An Epistle from (future) Saint Michael of Camden arrived in my mailbox this week.  The Rev. Michael Doyle is pastor of Sacred Heart Parish.  His monthly letters remind me that there have always been people isolated by violence, poverty, and other social, economic, and cultural afflictions. He wrote:

  • Any bit of softness in our lives is trampled and overrun. No tender touch in life. No lift of laughter now. Terrible – Statistics are worsening every day, mauling our peace. Nothing is smooth and flowing.  All seems shattered and overwhelmed.
  • Come to Holy Spirit into our unsettled minds and hearts and help us to pray.  Give us the courage to hang on, to pray for our sisters and brothers, to help others, to pray for the children.

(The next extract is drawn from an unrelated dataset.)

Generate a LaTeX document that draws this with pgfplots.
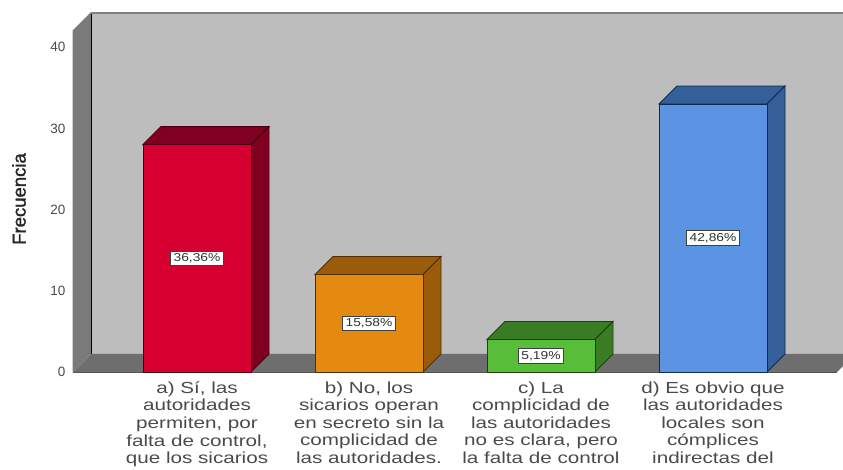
\documentclass[border=0pt]{standalone}
\usepackage{fontspec}
\setmainfont{Liberation Sans}
\newfontfamily\lab[FakeStretch=1.29]{Liberation Sans}
\newfontfamily\val[FakeStretch=1.2]{Liberation Sans}
\newfontfamily\ylab[FakeBold=1.5]{Liberation Sans}
\usepackage{pgfplots}
\pgfplotsset{compat=1.18}
\definecolor{wallback}{HTML}{BDBDBD}
\definecolor{wallside}{HTML}{7A7A7A}
\definecolor{wallfloor}{HTML}{6E6E6E}
\definecolor{txt}{HTML}{4A4A4A}
\definecolor{redF}{HTML}{D5002F}\definecolor{redS}{HTML}{7F0020}\definecolor{redE}{HTML}{4A0010}
\definecolor{oraF}{HTML}{E48A10}\definecolor{oraS}{HTML}{9A5C0A}\definecolor{oraE}{HTML}{4F2F05}
\definecolor{greF}{HTML}{58BD38}\definecolor{greS}{HTML}{3A7C24}\definecolor{greE}{HTML}{1D4012}
\definecolor{bluF}{HTML}{5A94E2}\definecolor{bluS}{HTML}{355F98}\definecolor{bluE}{HTML}{10294F}
\begin{document}
\begin{tikzpicture}[x=1pt,y=1pt]
\path[clip,use as bounding box] (-73,-97) rectangle (770,372);
\begin{axis}[
  at={(0,0)},anchor=south west,
  scale only axis,width=782pt,height=360pt,
  xmin=-0.7209,xmax=3.8256,ymin=0,ymax=44.33,
  axis line style={draw=none},
  major tick length=0pt,
  /pgf/number format/assume math mode=true,
  xtick={0,1,2,3},
  xticklabels={{a) Sí, las\\autoridades\\permiten, por\\falta de control,\\que los sicarios},
               {b) No, los\\sicarios operan\\en secreto sin la\\complicidad de\\las autoridades.},
               {c) La\\complicidad de\\las autoridades\\no es clara, pero\\la falta de control},
               {d) Es obvio que\\las autoridades\\locales son\\cómplices\\indirectas del}},
  x tick label style={align=center,text=txt,yshift=-6pt,
    font={\lab\fontsize{16}{17.6}\selectfont}},
  ytick={0,10,20,30,40},
  y tick label style={text=txt,font={\fontsize{13.5}{14}\selectfont},xshift=-4pt},
  ylabel={Frecuencia},
  ylabel style={at={(axis description cs:-0.06905,0.4806)},anchor=center,
    font={\ylab\fontsize{18.5}{20}\selectfont},text=black!85},
  clip=true,
]
% walls
\addplot[fill=wallback,draw=none] coordinates {(-0.6162,2.217)(3.8256,2.217)(3.8256,44.33)(-0.6162,44.33)} --cycle;
\addplot[fill=wallside,draw=none] coordinates {(-0.7209,0)(-0.6162,2.217)(-0.6162,44.33)(-0.7209,42.11)} --cycle;
\addplot[fill=wallfloor,draw=none] coordinates {(-0.7209,0)(-0.6162,2.217)(3.8256,2.217)(3.7209,0)} --cycle;
\addplot[draw=black,line width=1pt] coordinates {(-0.7209,0)(-0.7209,42.11)};
\addplot[draw=black,line width=1pt] coordinates {(-0.6162,2.217)(-0.6162,44.33)};
\addplot[draw=gray,line width=1.2pt] coordinates {(-0.6162,44.2)(3.8256,44.2)};
\addplot[draw=wallside!70!black,line width=.8pt] coordinates {(-0.7209,0)(3.7209,0)};
% bar a
\addplot[fill=redS,draw=redE,line width=.9pt] coordinates {(-0.314,28)(-0.2093,30.217)(0.4187,30.217)(0.314,28)} --cycle;
\addplot[fill=redS,draw=redE,line width=.9pt] coordinates {(0.314,0)(0.4187,2.217)(0.4187,30.217)(0.314,28)} --cycle;
\addplot[ybar,bar shift=0pt,bar width=108pt,fill=redF,draw=redE,line width=.9pt] coordinates {(0,28)};
% bar b
\addplot[fill=oraS,draw=oraE,line width=.9pt] coordinates {(0.686,12)(0.7907,14.217)(1.4187,14.217)(1.314,12)} --cycle;
\addplot[fill=oraS,draw=oraE,line width=.9pt] coordinates {(1.314,0)(1.4187,2.217)(1.4187,14.217)(1.314,12)} --cycle;
\addplot[ybar,bar shift=0pt,bar width=108pt,fill=oraF,draw=oraE,line width=.9pt] coordinates {(1,12)};
% bar c
\addplot[fill=greS,draw=greE,line width=.9pt] coordinates {(1.686,4)(1.7907,6.217)(2.4187,6.217)(2.314,4)} --cycle;
\addplot[fill=greS,draw=greE,line width=.9pt] coordinates {(2.314,0)(2.4187,2.217)(2.4187,6.217)(2.314,4)} --cycle;
\addplot[ybar,bar shift=0pt,bar width=108pt,fill=greF,draw=greE,line width=.9pt] coordinates {(2,4)};
% bar d
\addplot[fill=bluS,draw=bluE,line width=.9pt] coordinates {(2.686,33)(2.7907,35.217)(3.4187,35.217)(3.314,33)} --cycle;
\addplot[fill=bluS,draw=bluE,line width=.9pt] coordinates {(3.314,0)(3.4187,2.217)(3.4187,35.217)(3.314,33)} --cycle;
\addplot[ybar,bar shift=0pt,bar width=108pt,fill=bluF,draw=bluE,line width=.9pt] coordinates {(3,33)};
% value labels
\addplot[draw=none,mark=none,point meta=explicit symbolic,
  nodes near coords,
  nodes near coords align=center,
  every node near coord/.style={anchor=center,fill=white,draw=black!75,line width=.8pt,text=black!80,
    inner xsep=3pt,inner ysep=2.5pt,font={\val\fontsize{11.5}{12}\selectfont}}]
  table[x=x,y=y,meta=lab] {
x y lab
0 14 36,36\%
1 6 15,58\%
2 2 5,19\%
3 16.5 42,86\%
};
\end{axis}
\end{tikzpicture}
\end{document}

Knowing of the “destroying plague” frightens me and you and many others, so I searched the Book of Psalms for words that would give you and me a lift of hope.  I found for us Psalm 91, and this is a piece of it that will soothe our souls.

We need those words of God's Protection Policy (aka Psalm 91) now.  But we also will still need them when we emerge from our upper room and reach out in Gospel love to those who remain quarantined and isolated by poverty, illness, and violence.

What are we to do now and later when the stone of quarantine rolls away?  Spiritually, let’s hang on to each other.